- [Goal]
Set down each record below precisely, skipping the pictures.

Code that draws figures:
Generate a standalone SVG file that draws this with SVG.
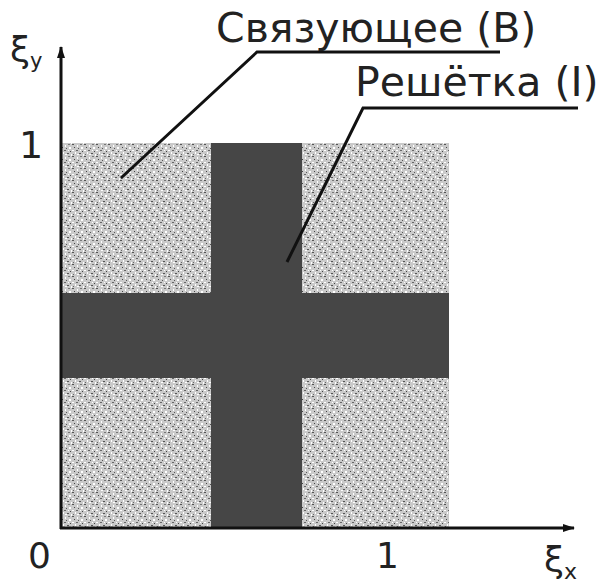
<svg xmlns="http://www.w3.org/2000/svg" width="604" height="588" viewBox="0 0 604 588">
<style>
.t{font-family:"DejaVu Sans","Noto Sans",sans-serif;fill:#222}
.ln{stroke:#111;stroke-width:3;fill:none}
</style>
<defs>
<pattern id="noise" width="12" height="12" patternUnits="userSpaceOnUse">
<rect width="12" height="12" fill="#cacaca"/>
<rect x="0" y="0" width="2" height="1" fill="#555"/>
<rect x="5" y="1" width="1" height="2" fill="#fff"/>
<rect x="8" y="0" width="2" height="1" fill="#777"/>
<rect x="2" y="3" width="1" height="1" fill="#444"/>
<rect x="9" y="3" width="2" height="2" fill="#fff"/>
<rect x="6" y="4" width="1" height="1" fill="#555"/>
<rect x="0" y="6" width="2" height="1" fill="#fff"/>
<rect x="4" y="6" width="2" height="1" fill="#666"/>
<rect x="10" y="7" width="1" height="1" fill="#444"/>
<rect x="3" y="8" width="1" height="2" fill="#fff"/>
<rect x="7" y="9" width="2" height="1" fill="#555"/>
<rect x="1" y="10" width="1" height="1" fill="#666"/>
<rect x="5" y="10" width="2" height="1" fill="#fff"/>
<rect x="11" y="10" width="1" height="2" fill="#fff"/>
<rect x="8" y="6" width="1" height="1" fill="#fff"/>
</pattern>
<marker id="ar" markerWidth="12" markerHeight="8" refX="11" refY="4" orient="auto" markerUnits="userSpaceOnUse">
<path d="M0,0 L12,4 L0,8 Z" fill="#111"/>
</marker>
</defs>
<g id="cell">
<rect x="62" y="143" width="387" height="385" fill="url(#noise)"/>
<rect x="211" y="143" width="91" height="385" fill="#464646"/>
<rect x="62" y="293" width="387" height="85" fill="#464646"/>
</g>
<g id="axes">
<line class="ln" x1="61" y1="529" x2="61" y2="47" marker-end="url(#ar)"/>
<line class="ln" x1="60" y1="528" x2="574" y2="528" marker-end="url(#ar)"/>
</g>
<g id="connectors">
<polyline class="ln" points="121,178 257,52 500,52"/>
<polyline class="ln" points="287,262 363,108 578,108"/>
</g>
<g id="labels">
<text class="t" x="216" y="42" font-size="41">Связующее (B)</text>
<text class="t" x="355" y="96" font-size="41">Решётка (I)</text>
<text class="t" x="19" y="158" font-size="38">1</text>
<text class="t" x="10" y="62" font-size="36">ξ<tspan font-size="21" dy="6">y</tspan></text>
<text class="t" x="28" y="568" font-size="36">0</text>
<text class="t" x="376" y="568" font-size="36">1</text>
<text class="t" x="544" y="572" font-size="36">ξ<tspan font-size="22" dy="7">x</tspan></text>
</g>
</svg>
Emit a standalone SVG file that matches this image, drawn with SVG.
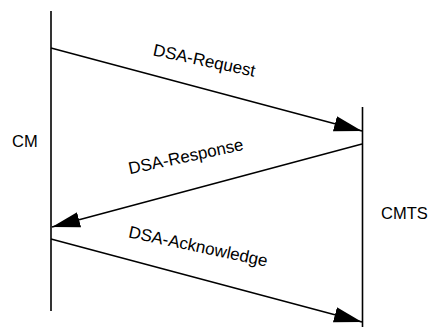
<svg xmlns="http://www.w3.org/2000/svg" width="431" height="329" viewBox="0 0 431 329">
<style>
.life{stroke:#000;stroke-width:1.6;fill:none}
.msg{stroke:#000;stroke-width:1.5;fill:none;marker-end:url(#ah)}
text{font-family:"Liberation Sans",Arial,sans-serif;font-size:16.5px;fill:#000}
.lbl{text-anchor:middle;font-size:17px}
</style>
<defs>
<marker id="ah" markerUnits="userSpaceOnUse" markerWidth="28" markerHeight="16" viewBox="0 0 27 15" refX="27" refY="7.5" orient="auto">
<path d="M0,0 L27,7.5 L0,15 z" fill="#000"/>
</marker>
</defs>
<g id="CM">
<line class="life" x1="51" y1="11" x2="51" y2="311"/>
<text x="12" y="146.5">CM</text>
</g>
<g id="CMTS">
<line class="life" x1="362.5" y1="107" x2="362.5" y2="327"/>
<text x="381" y="219">CMTS</text>
</g>
<g id="connectors">
<line class="msg" x1="51" y1="48" x2="362" y2="131"/>
<line class="msg" x1="362" y1="144" x2="52" y2="227"/>
<line class="msg" x1="51" y1="239" x2="362" y2="322"/>
<text class="lbl" transform="translate(203,66) rotate(12)">DSA-Request</text>
<text class="lbl" transform="translate(187,162) rotate(-12)">DSA-Response</text>
<text class="lbl" transform="translate(197,252) rotate(12)">DSA-Acknowledge</text>
</g>
</svg>
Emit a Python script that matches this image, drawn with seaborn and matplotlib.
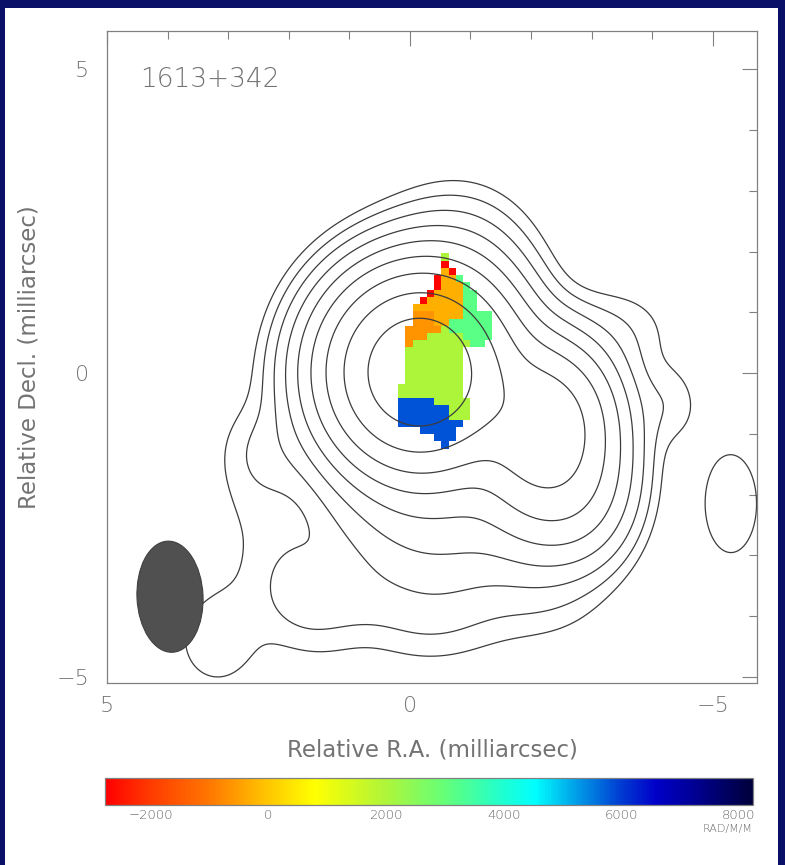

- [Expected output]
Generate a standalone SVG file that draws this with SVG.
<svg xmlns="http://www.w3.org/2000/svg" width="604" height="588" viewBox="0 0 604 588">
<style>
.t{font-family:"DejaVu Sans","Noto Sans",sans-serif;fill:#222}
.ln{stroke:#111;stroke-width:3;fill:none}
</style>
<defs>
<pattern id="noise" width="12" height="12" patternUnits="userSpaceOnUse">
<rect width="12" height="12" fill="#cacaca"/>
<rect x="0" y="0" width="2" height="1" fill="#555"/>
<rect x="5" y="1" width="1" height="2" fill="#fff"/>
<rect x="8" y="0" width="2" height="1" fill="#777"/>
<rect x="2" y="3" width="1" height="1" fill="#444"/>
<rect x="9" y="3" width="2" height="2" fill="#fff"/>
<rect x="6" y="4" width="1" height="1" fill="#555"/>
<rect x="0" y="6" width="2" height="1" fill="#fff"/>
<rect x="4" y="6" width="2" height="1" fill="#666"/>
<rect x="10" y="7" width="1" height="1" fill="#444"/>
<rect x="3" y="8" width="1" height="2" fill="#fff"/>
<rect x="7" y="9" width="2" height="1" fill="#555"/>
<rect x="1" y="10" width="1" height="1" fill="#666"/>
<rect x="5" y="10" width="2" height="1" fill="#fff"/>
<rect x="11" y="10" width="1" height="2" fill="#fff"/>
<rect x="8" y="6" width="1" height="1" fill="#fff"/>
</pattern>
<marker id="ar" markerWidth="12" markerHeight="8" refX="11" refY="4" orient="auto" markerUnits="userSpaceOnUse">
<path d="M0,0 L12,4 L0,8 Z" fill="#111"/>
</marker>
</defs>
<g id="cell">
<rect x="62" y="143" width="387" height="385" fill="url(#noise)"/>
<rect x="211" y="143" width="91" height="385" fill="#464646"/>
<rect x="62" y="293" width="387" height="85" fill="#464646"/>
</g>
<g id="axes">
<line class="ln" x1="61" y1="529" x2="61" y2="47" marker-end="url(#ar)"/>
<line class="ln" x1="60" y1="528" x2="574" y2="528" marker-end="url(#ar)"/>
</g>
<g id="connectors">
<polyline class="ln" points="121,178 257,52 500,52"/>
<polyline class="ln" points="287,262 363,108 578,108"/>
</g>
<g id="labels">
<text class="t" x="216" y="42" font-size="41">Связующее (B)</text>
<text class="t" x="355" y="96" font-size="41">Решётка (I)</text>
<text class="t" x="19" y="158" font-size="38">1</text>
<text class="t" x="10" y="62" font-size="36">ξ<tspan font-size="21" dy="6">y</tspan></text>
<text class="t" x="28" y="568" font-size="36">0</text>
<text class="t" x="376" y="568" font-size="36">1</text>
<text class="t" x="544" y="572" font-size="36">ξ<tspan font-size="22" dy="7">x</tspan></text>
</g>
</svg>
Emit a standalone SVG file that matches this image, drawn with SVG.
<svg xmlns="http://www.w3.org/2000/svg" width="431" height="329" viewBox="0 0 431 329">
<style>
.life{stroke:#000;stroke-width:1.6;fill:none}
.msg{stroke:#000;stroke-width:1.5;fill:none;marker-end:url(#ah)}
text{font-family:"Liberation Sans",Arial,sans-serif;font-size:16.5px;fill:#000}
.lbl{text-anchor:middle;font-size:17px}
</style>
<defs>
<marker id="ah" markerUnits="userSpaceOnUse" markerWidth="28" markerHeight="16" viewBox="0 0 27 15" refX="27" refY="7.5" orient="auto">
<path d="M0,0 L27,7.5 L0,15 z" fill="#000"/>
</marker>
</defs>
<g id="CM">
<line class="life" x1="51" y1="11" x2="51" y2="311"/>
<text x="12" y="146.5">CM</text>
</g>
<g id="CMTS">
<line class="life" x1="362.5" y1="107" x2="362.5" y2="327"/>
<text x="381" y="219">CMTS</text>
</g>
<g id="connectors">
<line class="msg" x1="51" y1="48" x2="362" y2="131"/>
<line class="msg" x1="362" y1="144" x2="52" y2="227"/>
<line class="msg" x1="51" y1="239" x2="362" y2="322"/>
<text class="lbl" transform="translate(203,66) rotate(12)">DSA-Request</text>
<text class="lbl" transform="translate(187,162) rotate(-12)">DSA-Response</text>
<text class="lbl" transform="translate(197,252) rotate(12)">DSA-Acknowledge</text>
</g>
</svg>
Emit a Python script that matches this image, drawn with seaborn and matplotlib.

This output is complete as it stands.